My mind immediately turned silence into rejection.
“They didn’t actually like you.”
“They were just being nice.”
“See? You’re still not enough.”
Nothing had actually happened, but my brain filled in the blanks with a story I’d been telling myself for years.
The Interview That Shook My Confidence
Around the same time, I interviewed for a position at a company I was genuinely excited about.
Unfortunately, my anxiety got the best of me.
For the next two weeks, I refreshed my email constantly, hoping I’d receive an invitation for the next interview.
Nothing came.
Before anyone officially rejected me, I had already rejected myself.
That’s when the old narrative came rushing back.
“Without a traditional job, you have no value.”
“Just give up on this dream and get a regular 9-to-5.”
“Who do you think you are trying to make content for a living?”
Those thoughts felt so convincing that I almost believed them.
The Weight of Comparing My Life
If I’m being honest, I think my expectations hurt me more than the situations themselves.
After the walk, I convinced myself I had finally figured out how to make friends again.
After the interview, I imagined myself working there. I pictured telling people where I worked because somehow that would make me feel more successful.
Then reality didn’t match the story I had created.
And that’s when everything came crashing down.
I’m 35 years old.
I don’t have the career I imagined.
I didn’t finish college.
I’m not married.
I don’t have kids.
I don’t own a house.
Sometimes it feels like all I have are dreams instead of accomplishments.
When I look at my life through that lens, shame becomes really loud.
I started realizing that I wasn’t looking for a job because I wanted one. I was looking for something that could finally make me feel worthy.
I’ve been searching for external validation because deep down, I still struggle to believe I’m enough without it.
How Emotional Overwhelm Affected Everything
Being in that emotional state made it almost impossible to create.
I stopped posting consistently on TikTok.
I didn’t feel like writing.
I barely touched my Etsy shop.
My creativity disappeared because mentally, I was exhausted.
Then the self-doubt became even louder.
“Why even try?
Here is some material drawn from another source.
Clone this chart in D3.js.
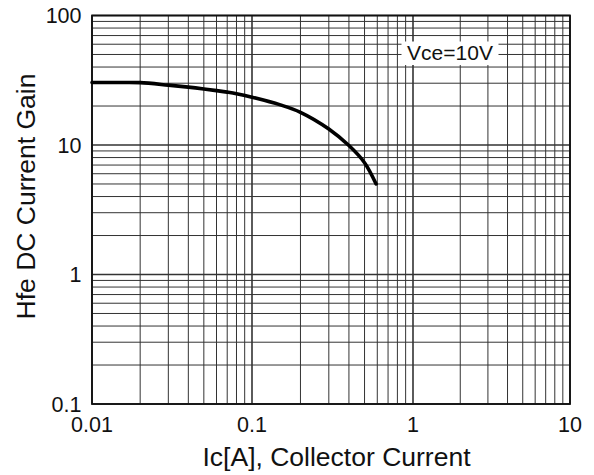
<!DOCTYPE html>
<html>
<head>
<meta charset="utf-8">
<script src="https://cdn.jsdelivr.net/npm/d3@7"></script>
<style>
  body { margin: 0; background: #fff; }
  text { font-family: "Liberation Sans", Arial, sans-serif; fill: #111; }
</style>
</head>
<body>
<svg></svg>
<script>
// collector current (A) and DC current gain
let icValues = [0.01, 0.015, 0.02, 0.03, 0.04, 0.05, 0.06, 0.07, 0.08, 0.1, 0.15, 0.2, 0.3, 0.4, 0.5, 0.59];
let hfeValues = [30.4, 30.4, 30.3, 29.0, 28.0, 27.1, 26.3, 25.6, 24.9, 23.4, 20.4, 17.9, 13.3, 9.9, 7.3, 5.0];

// decade ticks
let xTicks = [0.01, 0.1, 1, 10];
let xTickLabels = ['0.01', '0.1', '1', '10'];
let yTicks = [0.1, 1, 10, 100];
let yTickLabels = ['0.1', '1', '10', '100'];

let conditionLabel = 'Vce=10V';
let xTitle = 'Ic[A], Collector Current';
let yTitle = 'Hfe DC Current Gain';

let width = 594;
let height = 475;

let svg = d3.select('svg')
    .attr('width', width)
    .attr('height', height);

// log scales (x decades are not quite equal in the original)
let x = d3.scaleLog()
    .domain(xTicks)
    .range([92, 252, 413, 570]);

let y = d3.scaleLog()
    .domain([0.1, 100])
    .range([404, 15.5]);

let xMin = x(0.01), xMax = x(10);
let yMin = y(100), yMax = y(0.1);

// minor grid values 1..9 per decade
function minorValues(lo, hi) {
    let out = [];
    for (let d = lo; d < hi; d *= 10) {
        for (let k = 1; k <= 9; k++) out.push(d * k);
    }
    out.push(hi);
    return out;
}

let grid = svg.append('g').attr('class', 'grid');

grid.selectAll('line.vx')
    .data(minorValues(0.01, 10))
    .enter()
    .append('line')
    .attr('x1', d => x(d))
    .attr('x2', d => x(d))
    .attr('y1', yMin)
    .attr('y2', yMax)
    .attr('stroke', '#333')
    .attr('stroke-width', d => xTicks.some(t => Math.abs(t - d) < 1e-9) ? 1.6 : 1);

grid.selectAll('line.hy')
    .data(minorValues(0.1, 100))
    .enter()
    .append('line')
    .attr('y1', d => y(d))
    .attr('y2', d => y(d))
    .attr('x1', xMin)
    .attr('x2', xMax)
    .attr('stroke', '#333')
    .attr('stroke-width', d => yTicks.some(t => Math.abs(t - d) < 1e-9) ? 1.6 : 1);

// frame
svg.append('rect')
    .attr('x', xMin)
    .attr('y', yMin)
    .attr('width', xMax - xMin)
    .attr('height', yMax - yMin)
    .attr('fill', 'none')
    .attr('stroke', '#111')
    .attr('stroke-width', 1.8);

// curve
let line = d3.line()
    .x(d => x(d[0]))
    .y(d => y(d[1]))
    .curve(d3.curveCatmullRom.alpha(0.5));

svg.append('path')
    .datum(icValues.map((v, i) => [v, hfeValues[i]]))
    .attr('d', line)
    .attr('fill', 'none')
    .attr('stroke', '#000')
    .attr('stroke-width', 3.6)
    .attr('stroke-linecap', 'round');

// condition label with white box
let labelG = svg.append('g');
labelG.append('rect')
    .attr('x', 401.5)
    .attr('y', 41.5)
    .attr('width', 97)
    .attr('height', 23.5)
    .attr('fill', '#fff');
labelG.append('text')
    .attr('x', 450)
    .attr('y', 60)
    .attr('text-anchor', 'middle')
    .style('font-size', '21px')
    .text(conditionLabel);

// tick labels
svg.selectAll('text.xt')
    .data(xTicks)
    .enter()
    .append('text')
    .attr('x', d => x(d))
    .attr('y', 432)
    .attr('text-anchor', 'middle')
    .style('font-size', '21.5px')
    .text((d, i) => xTickLabels[i]);

svg.selectAll('text.yt')
    .data(yTicks)
    .enter()
    .append('text')
    .attr('x', 81.5)
    .attr('y', d => y(d))
    .attr('dy', '0.36em')
    .attr('text-anchor', 'end')
    .style('font-size', '21.5px')
    .text((d, i) => yTickLabels[i]);

// axis titles
svg.append('text')
    .attr('x', 336.5)
    .attr('y', 466)
    .attr('text-anchor', 'middle')
    .style('font-size', '26.5px')
    .text(xTitle);

svg.append('text')
    .attr('transform', 'translate(35,196.5) rotate(-90)')
    .attr('text-anchor', 'middle')
    .style('font-size', '26.5px')
    .text(yTitle);
</script>
</body>
</html>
This is going to fail just like everything else.”
I even restarted my 75 Soft Challenge twice because I kept self-sabotaging.
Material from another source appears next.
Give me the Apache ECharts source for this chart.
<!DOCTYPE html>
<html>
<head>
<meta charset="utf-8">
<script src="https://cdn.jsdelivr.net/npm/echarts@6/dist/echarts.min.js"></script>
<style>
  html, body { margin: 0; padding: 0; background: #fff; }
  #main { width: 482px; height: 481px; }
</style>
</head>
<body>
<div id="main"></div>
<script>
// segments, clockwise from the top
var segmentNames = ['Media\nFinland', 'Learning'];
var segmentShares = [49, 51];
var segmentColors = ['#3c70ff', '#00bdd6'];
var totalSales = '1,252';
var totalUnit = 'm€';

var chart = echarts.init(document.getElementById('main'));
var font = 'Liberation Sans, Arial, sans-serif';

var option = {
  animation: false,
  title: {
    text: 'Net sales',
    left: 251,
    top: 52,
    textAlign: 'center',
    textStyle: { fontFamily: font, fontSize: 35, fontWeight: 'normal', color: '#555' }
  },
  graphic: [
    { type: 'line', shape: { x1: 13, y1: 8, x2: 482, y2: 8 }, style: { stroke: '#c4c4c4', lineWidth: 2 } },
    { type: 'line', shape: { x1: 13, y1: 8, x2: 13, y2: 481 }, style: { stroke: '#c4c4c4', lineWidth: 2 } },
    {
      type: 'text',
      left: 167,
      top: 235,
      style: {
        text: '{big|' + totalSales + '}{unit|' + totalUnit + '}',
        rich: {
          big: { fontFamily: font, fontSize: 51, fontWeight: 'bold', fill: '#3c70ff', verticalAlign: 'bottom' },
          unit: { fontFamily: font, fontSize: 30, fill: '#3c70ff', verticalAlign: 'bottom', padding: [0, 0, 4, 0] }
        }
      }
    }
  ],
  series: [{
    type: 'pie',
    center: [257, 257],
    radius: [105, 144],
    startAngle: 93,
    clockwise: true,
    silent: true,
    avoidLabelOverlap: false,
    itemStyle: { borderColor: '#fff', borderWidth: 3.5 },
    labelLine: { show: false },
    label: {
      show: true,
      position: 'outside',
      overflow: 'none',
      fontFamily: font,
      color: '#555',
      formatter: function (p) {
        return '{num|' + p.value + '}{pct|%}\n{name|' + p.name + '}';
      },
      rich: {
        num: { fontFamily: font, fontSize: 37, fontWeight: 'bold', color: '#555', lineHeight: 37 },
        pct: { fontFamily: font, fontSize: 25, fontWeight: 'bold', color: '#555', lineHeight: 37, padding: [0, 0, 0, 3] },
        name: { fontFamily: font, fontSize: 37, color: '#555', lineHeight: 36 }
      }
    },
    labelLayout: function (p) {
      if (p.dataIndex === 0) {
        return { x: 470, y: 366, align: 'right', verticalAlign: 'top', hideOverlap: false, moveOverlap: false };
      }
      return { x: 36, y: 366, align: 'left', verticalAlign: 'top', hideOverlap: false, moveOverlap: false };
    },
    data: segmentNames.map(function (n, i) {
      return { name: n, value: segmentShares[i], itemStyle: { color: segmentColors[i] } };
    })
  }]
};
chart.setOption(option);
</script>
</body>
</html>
For a long time, I wondered why I always quit when things started getting uncomfortable.
Then I realized something that hurt to admit.
I don’t just abandon projects.
I abandon myself.
Every unfinished goal…
Every promise I break…
Every dream I walk away from…
is another way of protecting myself from the possibility of failing.
It’s a coping mechanism I’ve carried for years.
What This Season Taught Me
Now that I’m slowly coming out of this emotional funk, I’m trying to ask myself a different question.
Instead of asking, “Why did this happen to me?”
I’m asking,
“What is this trying to teach me?”
Maybe rejection isn’t always rejection.
Maybe it’s protection.
Maybe I didn’t get that job because it wasn’t meant for me.
Maybe the silence after the walk wasn’t rejection at all.
Maybe this season wasn’t meant to prove whether I could succeed.
Maybe it was meant to show me the beliefs that are still holding me back.
Because here’s what I’ve learned:
Healing doesn’t erase your old beliefs overnight.
It reveals them.
This past month showed me just how much my self-worth has been tied to external achievements.
It reminded me that when I’m emotionally overwhelmed, my creativity suffers. It also showed me that I still have limiting beliefs that deserve my attention instead of my shame.
Growth Doesn’t Always Feel Like Growth
Personal growth isn’t linear.
Some days, it feels like you’re making huge progress.
Other days, it feels like you’re moving backwards.
But maybe you’re not moving backwards at all.
Maybe you’re simply becoming more aware of the parts of yourself that still need healing.
Looking back, I don’t see this past month as a failure anymore.
I see it as a reminder that growth isn’t measured by how confident I feel every day.
It’s measured by my willingness to keep showing up, even when the old stories try to convince me to stop.
I’m still learning.
I’m still healing.
I’m still becoming.
And maybe that’s what personal growth actually looks like.